On a previous occasion, Brother Noel had found Paddy in the toilets tattooing another boy with a sewing needle and ink-soaked thread. That night the Brother had come to the boys’ dormitory and raped Paddy. The same thing happened after Paddy’s escape attempt.

The day after the second rape, Paddy was sent to a boys’ detention centre. He wondered that no one there thought to ask him about his physical condition if nothing else.

In addition to Brother Noel’s abuse of him, Paddy later knew of about six other incidents of sexual abuse in the orphanage, but at the time, he thought he ‘was the only one’.

Paddy said he’d tried to complain about the physical punishment to the Christian Brother ‘running the show’ but was ignored.

Throughout his life, Paddy steered clear of people and lived alone on the streets. In the late 2000s, he met a counsellor through a service for people experiencing homelessness and started talking about his time in the orphanage. From there he met others and started ‘hearing a different story’ that made him realise others had similar childhood experiences.

One service helped him access secure housing and he now lives independently, supported by visiting workers.

He didn’t know if Brother Noel was still alive, and hadn’t thought of reporting him to the police because he is ‘that soft-hearted’ that he worried about the Brother’s health, and having been in jail himself, didn’t want to ‘put people inside’.

There wasn’t anyone for Paddy to talk to about the abuse when he was a teenager and he didn’t know what would have helped, but he thought staff shouldn’t work alone.

‘It should always be two people instead of one on one in these situations. Instead of one person looking after 30 kids, maybe there should be two.’

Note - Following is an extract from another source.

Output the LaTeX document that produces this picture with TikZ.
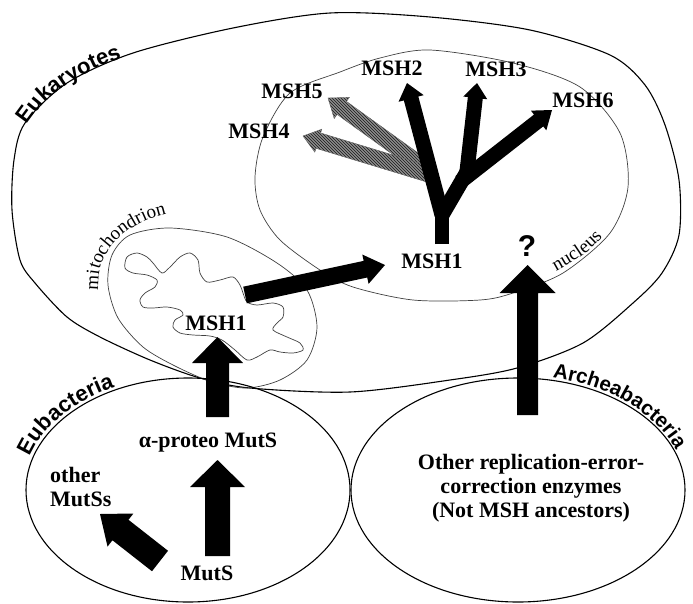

‘You always go for a medical when you go into a new home, well I should have been seen black and blue, and I just wouldn’t talk or nothing and that should be noted, I don’t know. Don’t care really. I basically kept to myself and always have. Like the last 20 years had to survive on the streets with a busted up body. If I didn’t go through what I did when I was young, I wouldn’t have survived. I haven’t stopped running until now.’